Today, this small farm and ranching community of just under 1000 residents continues to cater to travelers with several motels and great eating establishments. A drive down old Route 66 provides plenty of photo opportunities as you view the former glory of the Mother Road. Be sure to check out the old Magnolia Gas Station, which the City of Vega has now restored with the help of the National Parks Service Route 66 Corridor Preservation Program. Dating back to the early 1920s, it was the second service station built in the small town. Today, it provides a great picnic spot, a glimpse into simpler times, and wonderful photo opportunities.
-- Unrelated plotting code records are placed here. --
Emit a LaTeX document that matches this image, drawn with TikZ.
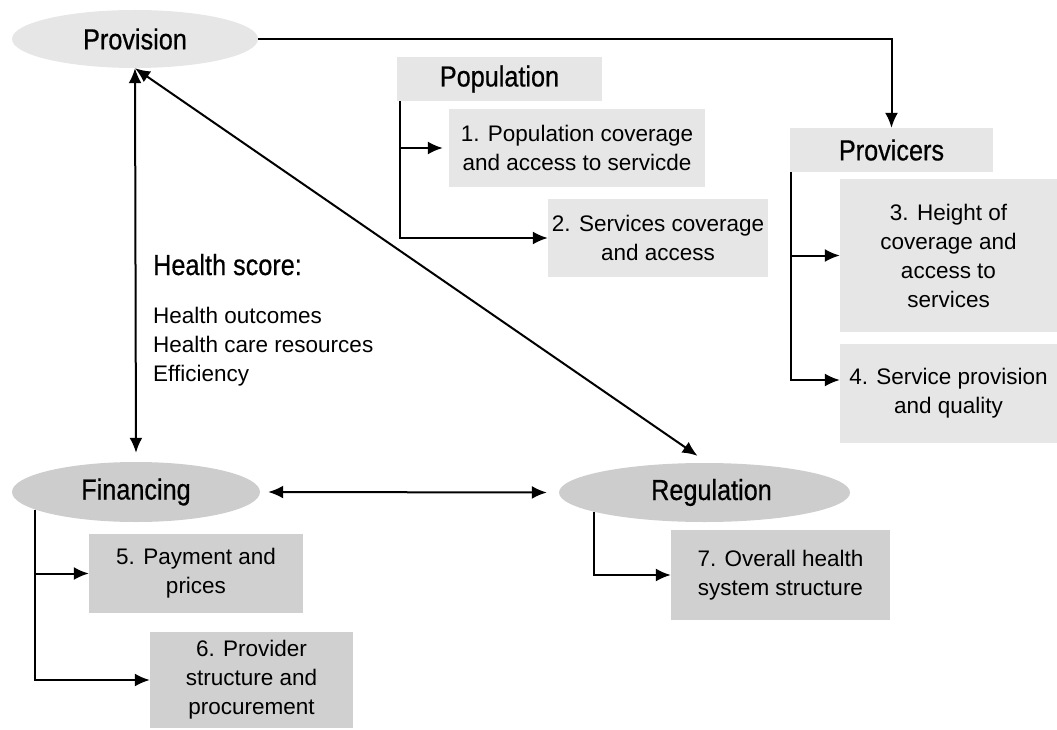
\documentclass[tikz,border=0pt]{standalone}
\usepackage{fontspec}
\setmainfont{Liberation Sans}
\newfontfamily\titlefont{Liberation Sans}[FakeStretch=0.87,FakeBold=0.6]
\usetikzlibrary{shapes.geometric,arrows.meta,calc}
\definecolor{lightbox}{HTML}{E6E6E6}
\definecolor{darkbox}{HTML}{D0D0D0}
\definecolor{darkell}{HTML}{CDCDCD}
\begin{document}
\begin{tikzpicture}[x=1pt,y=-1pt,
  ell/.style={ellipse, inner sep=0pt, font=\titlefont\fontsize{29}{34}\selectfont},
  ttl/.style={rectangle, inner sep=0pt, fill=lightbox, font=\titlefont\fontsize{29}{34}\selectfont},
  box/.style={rectangle, inner sep=0pt, align=center, font=\fontsize{22.5}{29}\selectfont},
  txt/.style={inner sep=0pt, anchor=base west, font=\fontsize{22.5}{29}\selectfont},
  arr/.style={line width=2pt, -{Latex[length=15pt,width=13pt]}},
  darr/.style={line width=2pt, {Latex[length=15pt,width=13pt]}-{Latex[length=15pt,width=13pt]}}]
\useasboundingbox (0,0) rectangle (1057,730);

% ellipses
\node[ell, fill=lightbox, minimum width=246pt, minimum height=58pt] (provision) at (135,39) {Provision};
\node[ell, fill=darkell, minimum width=248pt, minimum height=60pt] (financing) at (136,492) {Financing};
\node[ell, fill=darkell, minimum width=291pt, minimum height=59pt] (regulation) at (704.5,492.5) {\hspace{14pt}Regulation};

% title boxes
\node[ttl, minimum width=205pt, minimum height=44pt] (pop) at (499.5,79) {Population};
\node[ttl, minimum width=203pt, minimum height=44pt] (prov) at (891.5,150) {Provicers};

% numbered boxes
\node[box, fill=lightbox, minimum width=256pt, minimum height=78pt] (b1) at (577,148) {1. Population coverage\\and access to servicde};
\node[box, fill=lightbox, minimum width=220pt, minimum height=78pt] (b2) at (658,238) {2. Services coverage\\and access};
\node[box, fill=lightbox, minimum width=217pt, minimum height=153pt] (b3) at (948.5,255.5) {3. Height of\\coverage and\\access to\\services};
\node[box, fill=lightbox, minimum width=217pt, minimum height=99pt] (b4) at (948.5,393.5) {4. Service provision\\and quality};
\node[box, fill=darkbox, minimum width=214pt, minimum height=79pt] (b5) at (196,573.5) {5. Payment and\\prices};
\node[box, fill=darkbox, minimum width=203pt, minimum height=96pt] (b6) at (251.5,680) {6. Provider\\structure and\\procurement};
\node[box, fill=darkbox, minimum width=219pt, minimum height=90pt] (b7) at (780.5,575) {7. Overall health\\system structure};

% health score text
\node[inner sep=0pt, anchor=base west, font=\titlefont\fontsize{29}{34}\selectfont] (hs) at (153,275) {Health score:};
\node[txt] (hs1) at (153,323) {Health outcomes};
\node[txt] (hs2) at (153,352) {Health care resources};
\node[txt] (hs3) at (153,381) {Efficiency};

% connectors
\draw[arr] (provision.east) -| (prov.north);
\draw[arr, shorten >=6pt] ([xshift=3pt]pop.south west) |- (b1.west);
\draw[arr] ([xshift=3pt]pop.south west) |- (b2.west);
\draw[arr] ([xshift=1pt]prov.south west) |- (b3.west);
\draw[arr] ([xshift=1pt]prov.south west) |- ([yshift=13.5pt]b4.west);
\draw[arr] (financing.190.6) |- (b5.west);
\draw[arr] (financing.190.6) |- (b6.west);
\draw[arr] (regulation.190.9) |- (b7.west);

\draw[darr, shorten >=9pt] (provision.south) -- (financing.north);
\draw[darr] (provision.south) -- ([xshift=-7pt,yshift=7pt]regulation.north);
\draw[darr, shorten <=8pt, shorten >=12pt] (financing.east) -- (regulation.west);
\end{tikzpicture}
\end{document}
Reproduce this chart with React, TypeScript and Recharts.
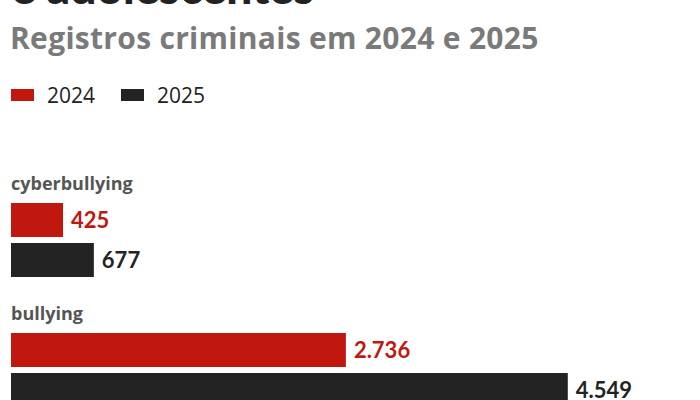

Just across the street from the old Magnolia Station is the Roark Hardware Store — the oldest operating hardware store on the Mother Road. A stop in here will make you feel as if you’re walking into a past time zone as you view a wide variety of farming implements, household supplies, gifts, and toys.
Just north of the old Magnolia Station is the Oldham County Courthouse at Main and US Highway 385. This 1915 building continues to serve as the county courthouse today. Over the years, a few changes have been made to the historic building, including removing the original hipped roof in 1967, an addition to the north side, and an attached jail on the south side.
In earlier days, an unpaved Route 66 ran north of the old railroad grade from Vega to Adrian. Though this old dirt road continues for a bit, it is no longer passable. However, as you travel westward to Adrian, watch to the north for several peeks at lonely old concrete bridges still standing on the grassy prairie.
Dot’s Mini-Museum is just north of where Old Route 66 ends, at the corner of West Main Street and 12th Street. Once upon a time, this old homestead served as a business when Harold and Dot Levitt established the Vega Zero Lockers here in 1944. Back then, most folks didn’t have freezers, and the business provided “freezer lockers” for rent. As Route 66 travelers passed, they could stop here to pick up fresh fruits, meats, vegetables, and canned goods to take along their journey.
As Vega moved into the future and the interstate bypassed the small town, Zero Lockers went out of business. But, Dot opened a small museum that featured an eclectic collection gathered from decades of working on the Mother Road. For years, people stopped to look at western artifacts, memorabilia from the heyday of Route 66, dolls, antiques, and an endless array of “amazements.” Sadly, Dot has passed away, but her daughter, Betty Carpenter, continues to maintain the tiny museum. She’s also added to the collection a cowboy mini-museum, an Avon Bottle collection, yard art, and a couple of items that land the museum on our Quirky Texas category, including a “boot tree” and a tombstone for the Oldham County News, which died on March 4, 1922.
Return south to Vega Boulevard (I-40 Business Loop), where several vintage views of a more prosperous Route 66 can still be seen, including an old Texaco Station east of the Bonanza Motel and the old Road Runner Drive-Inn across from the Vega Motel. The vintage Hickory Inn at 1004 Vega Boulevard still serves up some not so fancy but good food to Route 66 travelers and locals alike.